Once again, industry must be held legally accountable for their supply chains.

This week, the Organization for Economic Cooperation and Development (OECD) has a chance to do something about this. The OECD hosts a forum at its headquarters in Paris, assessing whether current sourcing of minerals meet the OECD’s own 2011 Due Diligence Guidance. The Guidance sets out five steps that companies need to take to ensure they do not contribute to serious human rights abuses, such as the worst forms of child labor. It applies not only to conflict regions, but also to “high-risk” areas with institutional weaknesses, such as Ghana.

So far, the OECD has not done enough to tackle child labor in minerals supply chains. Its focus has been on the important issue of conflict minerals, and the steps companies should take to source minerals from the conflict-torn Great Lakes region responsibly. The issue of child labor has been given far less attention and tangible action by the OECD, governments, or companies remains scant.

Human Rights Watch has documented the risks children face when they work in artisanal and small-scale gold mining. Children have died when mining pits have collapsed, suffered injury from accidents, and risked mercury poisoning. Mercury, a liquid metal used to attract gold particles during the processing of the gold ore, causes brain damage, heart and lung conditions, and other irreparable health damage. Work in mining also takes a toll on children’s education: child miners often find it difficult to attend school regularly, and sometimes drop out altogether.

Human Rights Watch research in Ghana, Mali, the Philippines, and Tanzania has found that governments and businesses are not doing enough to tackle child labor in mining. These countries have laws and government institutions to eliminate child labor, but the laws remain unenforced, and the institutions are weak. Businesses sometimes fail to do their due diligence to ensure that their supply chains are free from child labor. Many local gold traders do not check the labor conditions at the mining sites they source from, and sometimes even buy gold from child laborers. And so this tainted gold enters the supply chains of global companies. Around 15 percent of the world’s gold supply comes from artisanal and small-scale gold mines.

No one is saying that combating child labor in underdeveloped countries is easy. But the way to start is enforceable codes for supply chains.

Finally, the OECD and its member states need to sharpen their teeth. Voluntary codes of conduct and standards are not enough to achieve responsible sourcing by minerals companies.

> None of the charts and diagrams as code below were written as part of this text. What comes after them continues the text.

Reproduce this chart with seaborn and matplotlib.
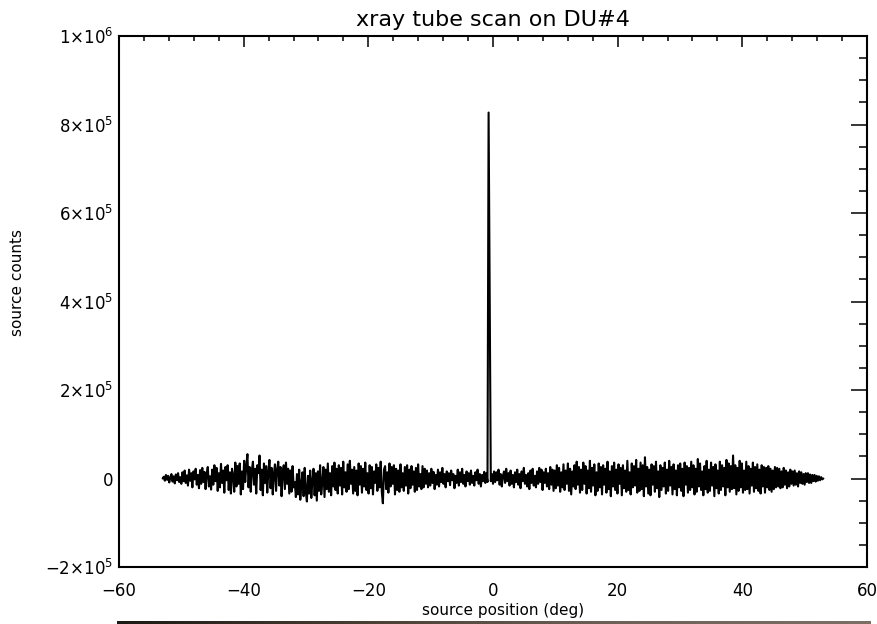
import numpy as np
import pandas as pd
import matplotlib
matplotlib.use("Agg")
import matplotlib.pyplot as plt
import seaborn as sns
from matplotlib.ticker import MultipleLocator
from matplotlib.colors import LinearSegmentedColormap

# scan grid: 601 evenly spaced source positions from -53 to 53 deg
x_start, x_stop, n_pts = -53.0, 53.0, 601

# source counts (in thousands), 20 per row
counts_k = [
    0, 4, -5, 8, -3, 6, -9, 2, 10, -7, 5, -11, 9, -4, 12, -8, 3, -12, 14, -6,
    18, -10, 7, -16, 20, -5, 12, -20, 16, -2, 22, -14, 8, -22, 19, -12, 24, -8, 15, -24,
    10, 26, -18, 5, -25, 20, -14, 30, -6, 24, -28, 12, -20, 33, -10, 18, -32, 26, -4, 30,
    -26, 14, -34, 22, 8, -30, 36, -18, 28, -12, 34, -36, 16, -24, 40, -8, 30, 55, -20, 26,
    -30, 18, 38, -14, 22, -34, 30, 12, 52, -26, 20, -38, 34, -10, 28, -32, 16, 42, -22, 24,
    -36, 10, 32, -28, 20, 38, -16, 26, -40, 14, 30, -24, 36, -12, 22, -34, 18, -30, 28, -20,
    -8, -42, 10, -36, 20, -48, -12, 14, -40, 24, -30, -52, 6, -34, 18, -44, -6, 22, -38, 12,
    -50, 16, -28, 30, -36, -10, 26, -42, 20, -24, 34, -30, 12, -38, 28, -18, 36, -26, 22, -34,
    30, -16, 24, -36, 38, -20, 14, -30, 32, -24, 40, -12, 20, -34, 26, -28, 18, -38, 34, -14,
    28, -32, 22, -18, 36, -26, 12, -34, 30, -22, 26, -36, 16, -10, 32, -28, 24, -20, 38, -30,
    -56, 20, 28, -24, 14, -32, 34, -18, 26, -12, 30, -36, 22, -26, 18, -30, 32, -20, 12, -28,
    26, -16, 30, -34, 20, -22, 28, -14, 16, -30, 24, -26, 32, -18, 10, -24, 28, -20, 22, -12,
    18, -20, 12, -16, 22, -10, 15, -24, 8, -14, 20, -18, 14, -8, 24, -12, 10, -20, 16, -6,
    12, -15, 18, -4, 10, -22, 6, -10, 20, -16, 14, -8, 22, -12, 8, -18, 16, -6, 12, -14,
    18, -10, 6, -16, 14, -4, 20, -12, 10, -18, 8, -6, 15, -10, 12, -8, 827, 411, -6, 10,
    -12, 16, -8, 14, -4, 20, -14, 10, -18, 6, 16, -10, 22, -6, 12, -16, 18, -12, 8, -20,
    14, -8, 20, -14, 10, -22, 16, -6, 24, -12, 8, -18, 12, -24, 18, -10, 22, -16, 6, -20,
    16, -12, 24, -8, 20, -26, 14, -10, 22, -18, 12, -24, 26, -14, 20, -28, 18, -22, 30, -16,
    24, -30, 14, -20, 32, -26, 18, -12, 34, -28, 22, -36, 16, -18, 30, -24, 38, -14, 26, -32,
    20, -26, 36, -12, 28, -34, 18, -22, 40, -30, 24, -16, 32, -38, 14, -28, 34, -20, 26, -36,
    30, -14, 22, -32, 38, -24, 16, -40, 28, -18, 36, -26, 20, -34, 32, -12, 24, -38, 30, -22,
    18, -30, 40, -26, 14, -36, 34, -20, 28, -16, 42, -32, 22, -28, 36, -24, 30, -40, 48, -18,
    26, -34, 20, -38, 32, -14, 28, -30, 38, -22, 16, -42, 30, -26, 24, -18, 36, -34, 20, -28,
    40, -16, 26, -36, 32, -24, 18, -38, 30, -20, 34, -28, 22, -40, 36, -14, 28, -32, 24, -26,
    38, -20, 30, -36, 22, -30, 44, -18, 34, -26, 16, -38, 28, -24, 40, -32, 20, -28, 36, -16,
    26, -40, 32, -22, 18, -34, 38, -26, 30, -18, 24, -38, 42, -20, 34, -30, 28, -24, 52, -22,
    30, -36, 24, -28, 40, -20, 34, -32, 18, -26, 38, -24, 28, -34, 22, -16, 36, -30, 26, -22,
    32, -28, 20, -34, 30, -18, 26, -32, 24, -20, 28, -26, 22, -30, 18, -24, 26, -20, 24, -18,
    22, -22, 16, -20, 24, -14, 18, -22, 14, -18, 20, -12, 16, -16, 18, -14, 12, -18, 16, -10,
    14, -12, 10, -14, 12, -8, 12, -10, 9, -10, 8, -6, 8, -7, 6, -5, 5, -4, 3, -2,
    0,
]

y_ticks = [-2e5, 0, 2e5, 4e5, 6e5, 8e5, 1e6]
y_tick_labels = [r'$-2{\times}10^{5}$', '0', r'$2{\times}10^{5}$', r'$4{\times}10^{5}$',
                 r'$6{\times}10^{5}$', r'$8{\times}10^{5}$', r'$1{\times}10^{6}$']
x_ticks = [-60, -40, -20, 0, 20, 40, 60]

df = pd.DataFrame({
    'pos': np.linspace(x_start, x_stop, n_pts),
    'counts': np.array(counts_k, dtype=float) * 1000,
})

sns.set_style("white")
plt.rcParams['font.family'] = ['DejaVu Sans']
plt.rcParams['mathtext.fontset'] = 'dejavusans'
plt.rcParams['mathtext.default'] = 'regular'
plt.rcParams['text.color'] = 'black'
plt.rcParams['axes.labelcolor'] = 'black'

fig = plt.figure(figsize=(8.78, 6.24), dpi=100)
ax = fig.add_axes([119/878, 1 - 567/624, 748/878, 531/624])

sns.lineplot(data=df, x='pos', y='counts', color='black', linewidth=1.5,
             estimator=None, sort=False, ax=ax)

ax.set_xlim(-60, 60)
ax.set_ylim(-2e5, 1e6)
ax.set_xticks(x_ticks)
ax.set_xticklabels([str(t).replace('-', '\u2212') for t in x_ticks])
ax.set_yticks(y_ticks)
ax.set_yticklabels(y_tick_labels)
ax.xaxis.set_minor_locator(MultipleLocator(4))
ax.yaxis.set_minor_locator(MultipleLocator(50000))

for s in ax.spines.values():
    s.set_linewidth(1.5)
    s.set_color('black')

ax.tick_params(which='both', direction='in', top=True, right=True, width=1.1,
               colors='black', labelsize=12)
ax.tick_params(axis='x', which='major', length=8, pad=11)
ax.tick_params(axis='x', which='minor', length=3.8)
ax.tick_params(axis='y', which='major', length=11.5, pad=4)
ax.tick_params(axis='y', which='minor', length=5.8)

ax.set_xlabel('source position (deg)', fontsize=11)
ax.set_ylabel('source counts', fontsize=11)
ax.xaxis.set_label_coords(0.513, -0.068)
ax.xaxis.label.set_va('top')
ax.yaxis.set_label_coords(-0.126, 0.535)
ax.set_title('xray tube scan on DU#4', fontsize=16, pad=7, color='black')

# dark strip along the bottom edge of the scan
strip = fig.add_axes([117/878, 0, 754/878, 3/624])
cmap = LinearSegmentedColormap.from_list('strip', ['#1c1a16', '#4a4034', '#6e6258', '#7b6f66'])
strip.imshow(np.linspace(0, 1, 256)[None, :], aspect='auto', cmap=cmap)
strip.axis('off')

fig.savefig('out.png', dpi=100)
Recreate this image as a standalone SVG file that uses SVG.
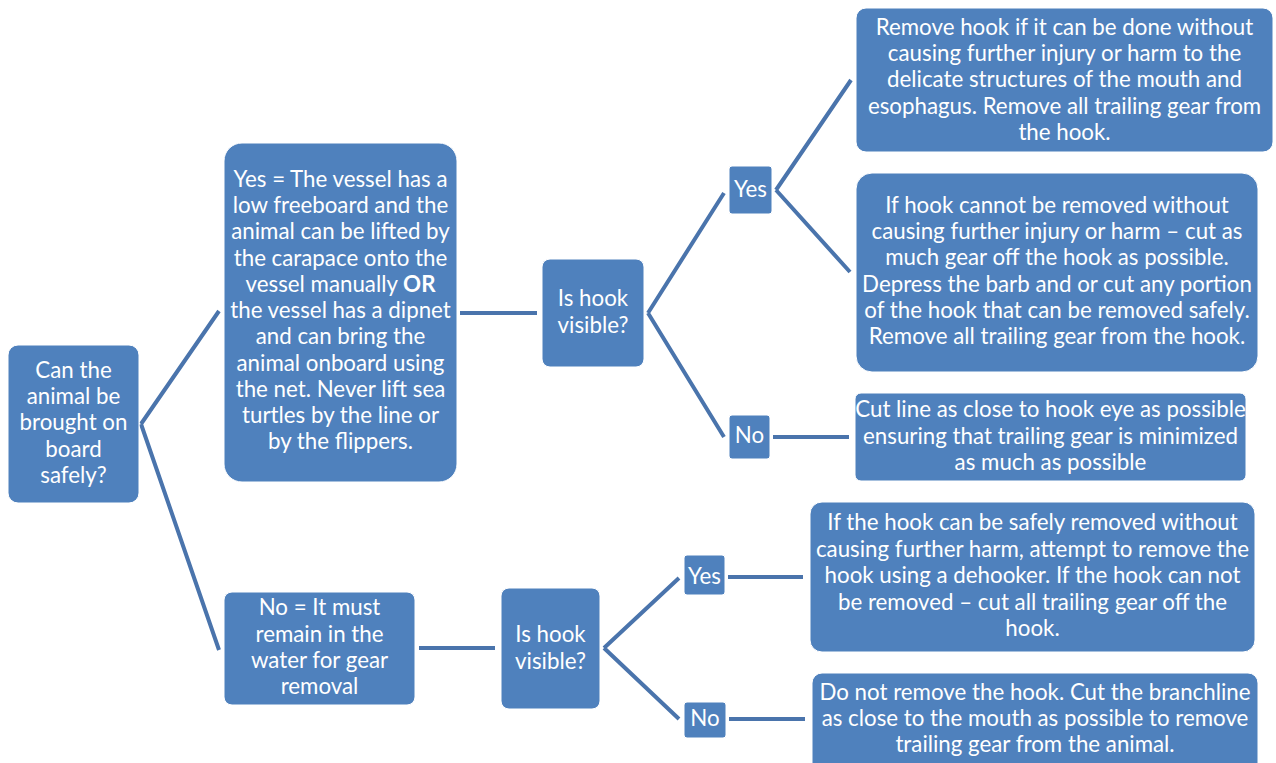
<svg xmlns="http://www.w3.org/2000/svg" width="1276" height="763" viewBox="0 0 1276 763">
<style>
.box{fill:#4F81BD;stroke:#ffffff;stroke-width:1}
.t{font-family:Lato,"Liberation Sans",sans-serif;font-size:22.3px;fill:#ffffff;text-anchor:middle}
.c{stroke:#4A74AC;stroke-width:4;fill:none}
</style>
<rect width="1276" height="763" fill="#ffffff"/>
<g id="connectors">
<path class="c" d="M141,424 L219,311 M141,424 L219,650"/>
<path class="c" d="M460,313 L537,313"/>
<path class="c" d="M648,313 L724,193 M648,313 L724,437"/>
<path class="c" d="M776,190 L851,80 M776,190 L850,272"/>
<path class="c" d="M773,437 L849,437"/>
<path class="c" d="M419,648 L495,648"/>
<path class="c" d="M604,648 L679,578 M604,648 L679,719"/>
<path class="c" d="M728,577 L803,577"/>
<path class="c" d="M729,719 L805,719"/>
</g>
<g id="nodeA">
<rect class="box" x="8" y="345" width="131" height="158" rx="10"/>
<text class="t"><tspan x="73.5" y="378">Can the</tspan><tspan x="73.5" y="404">animal be</tspan><tspan x="73.5" y="430">brought on</tspan><tspan x="73.5" y="457">board</tspan><tspan x="73.5" y="483">safely?</tspan></text>
</g>
<g id="nodeB">
<rect class="box" x="224" y="143" width="233" height="339" rx="18"/>
<text class="t"><tspan x="340.5" y="187">Yes = The vessel has a</tspan><tspan x="340.5" y="213">low freeboard and the</tspan><tspan x="340.5" y="239">animal can be lifted by</tspan><tspan x="340.5" y="266">the carapace onto the</tspan><tspan x="340.5" y="292">vessel manually <tspan font-weight="bold">OR</tspan></tspan><tspan x="340.5" y="318">the vessel has a dipnet</tspan><tspan x="340.5" y="344">and can bring the</tspan><tspan x="340.5" y="371">animal onboard using</tspan><tspan x="340.5" y="397">the net. Never lift sea</tspan><tspan x="340.5" y="423">turtles by the line or</tspan><tspan x="340.5" y="449">by the flippers.</tspan></text>
</g>
<g id="nodeC">
<rect class="box" x="542" y="259" width="102" height="108" rx="8"/>
<text class="t"><tspan x="593" y="306">Is hook</tspan><tspan x="593" y="333">visible?</tspan></text>
</g>
<g id="yesTop">
<rect class="box" x="729" y="166" width="43" height="48" rx="3"/>
<text class="t" x="750.5" y="197">Yes</text>
</g>
<g id="noTop">
<rect class="box" x="729" y="415" width="41" height="44" rx="3"/>
<text class="t" x="749.5" y="443">No</text>
</g>
<g id="r1">
<rect class="box" x="856" y="8" width="417" height="144" rx="10"/>
<text class="t"><tspan x="1064.5" y="35">Remove hook if it can be done without</tspan><tspan x="1064.5" y="61">causing further injury or harm to the</tspan><tspan x="1064.5" y="87">delicate structures of the mouth and</tspan><tspan x="1064.5" y="114">esophagus. Remove all trailing gear from</tspan><tspan x="1064.5" y="140">the hook.</tspan></text>
</g>
<g id="r2">
<rect class="box" x="856" y="173" width="402" height="199" rx="16"/>
<text class="t"><tspan x="1057" y="213">If hook cannot be removed without</tspan><tspan x="1057" y="239">causing further injury or harm – cut as</tspan><tspan x="1057" y="265">much gear off the hook as possible.</tspan><tspan x="1057" y="292">Depress the barb and or cut any portion</tspan><tspan x="1057" y="318">of the hook that can be removed safely.</tspan><tspan x="1057" y="344">Remove all trailing gear from the hook.</tspan></text>
</g>
<g id="r3">
<rect class="box" x="855" y="393" width="391" height="88" rx="6"/>
<text class="t"><tspan x="1050.5" y="417">Cut line as close to hook eye as possible</tspan><tspan x="1050.5" y="444">ensuring that trailing gear is minimized</tspan><tspan x="1050.5" y="470">as much as possible</tspan></text>
</g>
<g id="nodeD">
<rect class="box" x="224" y="592" width="191" height="113" rx="8"/>
<text class="t"><tspan x="319.5" y="615">No = It must</tspan><tspan x="319.5" y="642">remain in the</tspan><tspan x="319.5" y="668">water for gear</tspan><tspan x="319.5" y="694">removal</tspan></text>
</g>
<g id="nodeE">
<rect class="box" x="501" y="588" width="99" height="121" rx="8"/>
<text class="t"><tspan x="550.5" y="642">Is hook</tspan><tspan x="550.5" y="669">visible?</tspan></text>
</g>
<g id="yesBottom">
<rect class="box" x="684" y="555" width="41" height="40" rx="3"/>
<text class="t" x="704.5" y="584">Yes</text>
</g>
<g id="noBottom">
<rect class="box" x="684" y="702" width="42" height="36" rx="3"/>
<text class="t" x="705" y="726">No</text>
</g>
<g id="r4">
<rect class="box" x="810" y="502" width="445" height="150" rx="12"/>
<text class="t"><tspan x="1032.5" y="530">If the hook can be safely removed without</tspan><tspan x="1032.5" y="557">causing further harm, attempt to remove the</tspan><tspan x="1032.5" y="583">hook using a dehooker. If the hook can not</tspan><tspan x="1032.5" y="610">be removed – cut all trailing gear off the</tspan><tspan x="1032.5" y="636">hook.</tspan></text>
</g>
<g id="r5">
<rect class="box" x="812" y="673" width="446" height="100" rx="10"/>
<text class="t"><tspan x="1035" y="700">Do not remove the hook. Cut the branchline</tspan><tspan x="1035" y="726">as close to the mouth as possible to remove</tspan><tspan x="1035" y="752">trailing gear from the animal.</tspan></text>
</g>
</svg>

The OECD should create a mechanism to effectively monitor implementation of their Due Diligence Guidance, including reviewing it regularly and publicly. Member states should make human rights due diligence a legal requirement for all business sectors, such as is currently being considered by the French parliament, and vote for an international treaty on human rights and global supply chains at the International Labor Conference later this month.

This absolutely makes sense. Make human rights a legal requirement. Craft an international treaty that would cover global supply chains and pass it, which the U.S. almost certainly would reject because our current system of globalized capitalism escaped the United States in no small part so corporations could again profit on the labor of children after a century of activism in the United States largely ended that practice. But this is what must happen. Employers have the control over their supply chains they choose to have. They can send in monitors. They can allow public access to their sites. They can hire directly if they were to choose. But they don’t choose that because they profit off of employing kids. That has to stop.